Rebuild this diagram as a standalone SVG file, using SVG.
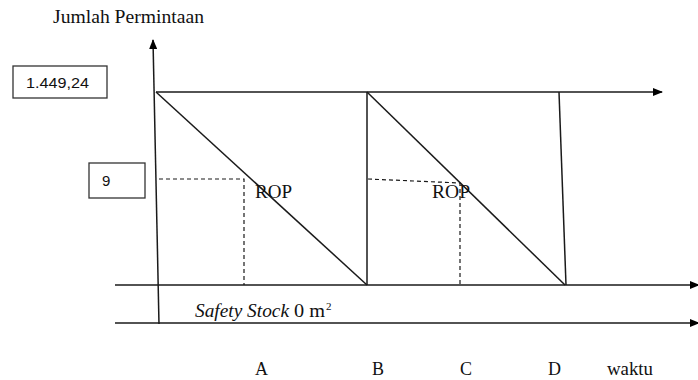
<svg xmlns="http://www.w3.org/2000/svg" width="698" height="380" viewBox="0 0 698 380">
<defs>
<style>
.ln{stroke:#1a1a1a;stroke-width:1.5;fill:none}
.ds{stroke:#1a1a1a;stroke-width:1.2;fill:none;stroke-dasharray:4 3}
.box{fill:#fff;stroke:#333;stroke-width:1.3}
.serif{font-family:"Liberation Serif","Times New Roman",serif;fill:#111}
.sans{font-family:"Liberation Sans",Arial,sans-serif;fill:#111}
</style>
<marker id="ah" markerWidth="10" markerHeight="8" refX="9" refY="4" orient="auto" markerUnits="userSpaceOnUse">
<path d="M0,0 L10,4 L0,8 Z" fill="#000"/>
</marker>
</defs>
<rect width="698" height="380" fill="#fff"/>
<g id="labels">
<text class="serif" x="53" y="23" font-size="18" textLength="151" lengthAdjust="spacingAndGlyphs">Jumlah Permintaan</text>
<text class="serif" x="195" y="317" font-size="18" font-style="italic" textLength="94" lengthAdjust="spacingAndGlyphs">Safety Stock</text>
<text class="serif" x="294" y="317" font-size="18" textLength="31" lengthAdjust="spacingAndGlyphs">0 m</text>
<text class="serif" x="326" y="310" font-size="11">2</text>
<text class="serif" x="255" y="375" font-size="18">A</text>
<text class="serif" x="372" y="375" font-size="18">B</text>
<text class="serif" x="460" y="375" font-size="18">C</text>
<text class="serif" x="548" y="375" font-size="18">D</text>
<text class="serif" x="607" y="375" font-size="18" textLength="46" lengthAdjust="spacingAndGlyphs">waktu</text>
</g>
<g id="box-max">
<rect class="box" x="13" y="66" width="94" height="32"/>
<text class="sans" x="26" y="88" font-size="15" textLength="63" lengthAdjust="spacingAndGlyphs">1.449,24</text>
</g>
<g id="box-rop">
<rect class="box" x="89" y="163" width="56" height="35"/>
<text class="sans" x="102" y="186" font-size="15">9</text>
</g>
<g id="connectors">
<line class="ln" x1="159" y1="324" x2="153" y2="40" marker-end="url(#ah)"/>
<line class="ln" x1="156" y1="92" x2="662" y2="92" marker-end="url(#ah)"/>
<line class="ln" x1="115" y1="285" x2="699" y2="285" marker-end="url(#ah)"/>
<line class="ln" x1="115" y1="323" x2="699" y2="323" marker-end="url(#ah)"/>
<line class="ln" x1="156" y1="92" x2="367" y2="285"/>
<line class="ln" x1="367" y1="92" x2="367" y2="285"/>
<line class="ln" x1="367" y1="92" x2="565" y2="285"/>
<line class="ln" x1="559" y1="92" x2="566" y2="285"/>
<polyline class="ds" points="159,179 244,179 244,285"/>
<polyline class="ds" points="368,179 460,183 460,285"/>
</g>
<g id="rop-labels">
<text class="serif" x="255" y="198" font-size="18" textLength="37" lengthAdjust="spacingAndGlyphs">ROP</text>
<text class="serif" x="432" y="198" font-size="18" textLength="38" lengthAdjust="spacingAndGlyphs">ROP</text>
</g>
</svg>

_Problem requirements_:
Working from the lines above, reproduce the material exactly and exclude its pictures.

_Solution below_:
Rebuild this diagram as a standalone SVG file, using SVG.
<svg xmlns="http://www.w3.org/2000/svg" width="698" height="380" viewBox="0 0 698 380">
<defs>
<style>
.ln{stroke:#1a1a1a;stroke-width:1.5;fill:none}
.ds{stroke:#1a1a1a;stroke-width:1.2;fill:none;stroke-dasharray:4 3}
.box{fill:#fff;stroke:#333;stroke-width:1.3}
.serif{font-family:"Liberation Serif","Times New Roman",serif;fill:#111}
.sans{font-family:"Liberation Sans",Arial,sans-serif;fill:#111}
</style>
<marker id="ah" markerWidth="10" markerHeight="8" refX="9" refY="4" orient="auto" markerUnits="userSpaceOnUse">
<path d="M0,0 L10,4 L0,8 Z" fill="#000"/>
</marker>
</defs>
<rect width="698" height="380" fill="#fff"/>
<g id="labels">
<text class="serif" x="53" y="23" font-size="18" textLength="151" lengthAdjust="spacingAndGlyphs">Jumlah Permintaan</text>
<text class="serif" x="195" y="317" font-size="18" font-style="italic" textLength="94" lengthAdjust="spacingAndGlyphs">Safety Stock</text>
<text class="serif" x="294" y="317" font-size="18" textLength="31" lengthAdjust="spacingAndGlyphs">0 m</text>
<text class="serif" x="326" y="310" font-size="11">2</text>
<text class="serif" x="255" y="375" font-size="18">A</text>
<text class="serif" x="372" y="375" font-size="18">B</text>
<text class="serif" x="460" y="375" font-size="18">C</text>
<text class="serif" x="548" y="375" font-size="18">D</text>
<text class="serif" x="607" y="375" font-size="18" textLength="46" lengthAdjust="spacingAndGlyphs">waktu</text>
</g>
<g id="box-max">
<rect class="box" x="13" y="66" width="94" height="32"/>
<text class="sans" x="26" y="88" font-size="15" textLength="63" lengthAdjust="spacingAndGlyphs">1.449,24</text>
</g>
<g id="box-rop">
<rect class="box" x="89" y="163" width="56" height="35"/>
<text class="sans" x="102" y="186" font-size="15">9</text>
</g>
<g id="connectors">
<line class="ln" x1="159" y1="324" x2="153" y2="40" marker-end="url(#ah)"/>
<line class="ln" x1="156" y1="92" x2="662" y2="92" marker-end="url(#ah)"/>
<line class="ln" x1="115" y1="285" x2="699" y2="285" marker-end="url(#ah)"/>
<line class="ln" x1="115" y1="323" x2="699" y2="323" marker-end="url(#ah)"/>
<line class="ln" x1="156" y1="92" x2="367" y2="285"/>
<line class="ln" x1="367" y1="92" x2="367" y2="285"/>
<line class="ln" x1="367" y1="92" x2="565" y2="285"/>
<line class="ln" x1="559" y1="92" x2="566" y2="285"/>
<polyline class="ds" points="159,179 244,179 244,285"/>
<polyline class="ds" points="368,179 460,183 460,285"/>
</g>
<g id="rop-labels">
<text class="serif" x="255" y="198" font-size="18" textLength="37" lengthAdjust="spacingAndGlyphs">ROP</text>
<text class="serif" x="432" y="198" font-size="18" textLength="38" lengthAdjust="spacingAndGlyphs">ROP</text>
</g>
</svg>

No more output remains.